— Supplied data —
-------

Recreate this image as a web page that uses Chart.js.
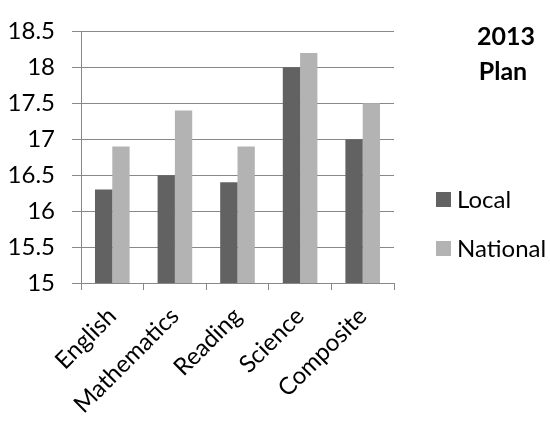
<!DOCTYPE html>
<html>
<head>
<meta charset="utf-8">
<script src="https://cdn.jsdelivr.net/npm/chart.js@4.4.1/dist/chart.umd.min.js"></script>
<style>
  html, body { margin: 0; padding: 0; background: #fff; }
  #wrap { width: 550px; height: 423px; position: relative; }
</style>
</head>
<body>
<div id="wrap"><canvas id="score_graph"></canvas></div>
<script>
// subjects and scores
const subjects      = ["English", "Mathematics", "Reading", "Science", "Composite"];
const local_scores  = [16.3, 16.5, 16.4, 18.0, 17.0];
const nation_scores = [16.9, 17.4, 16.9, 18.2, 17.5];
const title_lines   = ["2013", "Plan"];
const y_min = 15, y_max = 18.5, y_step = 0.5;

const FONT = "Lato";

// title and legend at the right side
const side_plugin = {
    id: "side_plugin",
    afterDraw(chart) {
        const ctx = chart.ctx;
        ctx.save();
        ctx.fillStyle = "#000";
        ctx.textAlign = "center";
        ctx.textBaseline = "alphabetic";
        ctx.font = "bold 25px " + FONT;
        ctx.fillText(title_lines[0], 506, 45);
        ctx.fillText(title_lines[1], 503, 80);

        ctx.font = "24px " + FONT;
        ctx.textAlign = "left";
        const ys = [192, 241];
        chart.data.datasets.forEach(function (ds, i) {
            ctx.fillStyle = ds.backgroundColor;
            ctx.fillRect(436, ys[i], 15, 15);
            ctx.fillStyle = "#000";
            ctx.fillText(ds.label, 457, ys[i] + 16);
        });
        ctx.restore();
    }
};

const ctx = document.getElementById("score_graph").getContext("2d");
const myChart = new Chart(ctx, {
    type: "bar",
    data: {
        labels: subjects,
        datasets: [
            { label: "Local",    data: local_scores,  backgroundColor: "#626262" },
            { label: "National", data: nation_scores, backgroundColor: "#b3b3b3" }
        ]
    },
    options: {
        responsive: true,
        maintainAspectRatio: false,
        animation: false,
        layout: { padding: { left: 0, right: 156, top: 18, bottom: 0 } },
        datasets: { bar: { barPercentage: 1, categoryPercentage: 0.553 } },
        plugins: {
            legend: { display: false },
            tooltip: { enabled: false }
        },
        scales: {
            x: {
                grid: {
                    offset: true,
                    drawOnChartArea: false,
                    drawTicks: true,
                    tickLength: 7,
                    color: "#888"
                },
                border: { color: "#888", width: 1 },
                ticks: {
                    minRotation: 45,
                    maxRotation: 45,
                    padding: 12,
                    color: "#000",
                    font: { family: FONT, size: 24 }
                },
                afterFit: function (scale) { scale.height = 140; }
            },
            y: {
                min: y_min,
                max: y_max,
                grid: { color: "#888", tickLength: 9 },
                border: { color: "#888", width: 1 },
                ticks: {
                    stepSize: y_step,
                    padding: 17,
                    color: "#000",
                    font: { family: FONT, size: 24 },
                    callback: function (v) { return String(v); }
                },
                afterFit: function (scale) { scale.width = 81; }
            }
        }
    },
    plugins: [side_plugin]
});
</script>
</body>
</html>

-------

— Written instruction —
Restate the whole listing above exactly, except for its images.

— Correct output —
Recreate this image as a web page that uses Chart.js.
<!DOCTYPE html>
<html>
<head>
<meta charset="utf-8">
<script src="https://cdn.jsdelivr.net/npm/chart.js@4.4.1/dist/chart.umd.min.js"></script>
<style>
  html, body { margin: 0; padding: 0; background: #fff; }
  #wrap { width: 550px; height: 423px; position: relative; }
</style>
</head>
<body>
<div id="wrap"><canvas id="score_graph"></canvas></div>
<script>
// subjects and scores
const subjects      = ["English", "Mathematics", "Reading", "Science", "Composite"];
const local_scores  = [16.3, 16.5, 16.4, 18.0, 17.0];
const nation_scores = [16.9, 17.4, 16.9, 18.2, 17.5];
const title_lines   = ["2013", "Plan"];
const y_min = 15, y_max = 18.5, y_step = 0.5;

const FONT = "Lato";

// title and legend at the right side
const side_plugin = {
    id: "side_plugin",
    afterDraw(chart) {
        const ctx = chart.ctx;
        ctx.save();
        ctx.fillStyle = "#000";
        ctx.textAlign = "center";
        ctx.textBaseline = "alphabetic";
        ctx.font = "bold 25px " + FONT;
        ctx.fillText(title_lines[0], 506, 45);
        ctx.fillText(title_lines[1], 503, 80);

        ctx.font = "24px " + FONT;
        ctx.textAlign = "left";
        const ys = [192, 241];
        chart.data.datasets.forEach(function (ds, i) {
            ctx.fillStyle = ds.backgroundColor;
            ctx.fillRect(436, ys[i], 15, 15);
            ctx.fillStyle = "#000";
            ctx.fillText(ds.label, 457, ys[i] + 16);
        });
        ctx.restore();
    }
};

const ctx = document.getElementById("score_graph").getContext("2d");
const myChart = new Chart(ctx, {
    type: "bar",
    data: {
        labels: subjects,
        datasets: [
            { label: "Local",    data: local_scores,  backgroundColor: "#626262" },
            { label: "National", data: nation_scores, backgroundColor: "#b3b3b3" }
        ]
    },
    options: {
        responsive: true,
        maintainAspectRatio: false,
        animation: false,
        layout: { padding: { left: 0, right: 156, top: 18, bottom: 0 } },
        datasets: { bar: { barPercentage: 1, categoryPercentage: 0.553 } },
        plugins: {
            legend: { display: false },
            tooltip: { enabled: false }
        },
        scales: {
            x: {
                grid: {
                    offset: true,
                    drawOnChartArea: false,
                    drawTicks: true,
                    tickLength: 7,
                    color: "#888"
                },
                border: { color: "#888", width: 1 },
                ticks: {
                    minRotation: 45,
                    maxRotation: 45,
                    padding: 12,
                    color: "#000",
                    font: { family: FONT, size: 24 }
                },
                afterFit: function (scale) { scale.height = 140; }
            },
            y: {
                min: y_min,
                max: y_max,
                grid: { color: "#888", tickLength: 9 },
                border: { color: "#888", width: 1 },
                ticks: {
                    stepSize: y_step,
                    padding: 17,
                    color: "#000",
                    font: { family: FONT, size: 24 },
                    callback: function (v) { return String(v); }
                },
                afterFit: function (scale) { scale.width = 81; }
            }
        }
    },
    plugins: [side_plugin]
});
</script>
</body>
</html>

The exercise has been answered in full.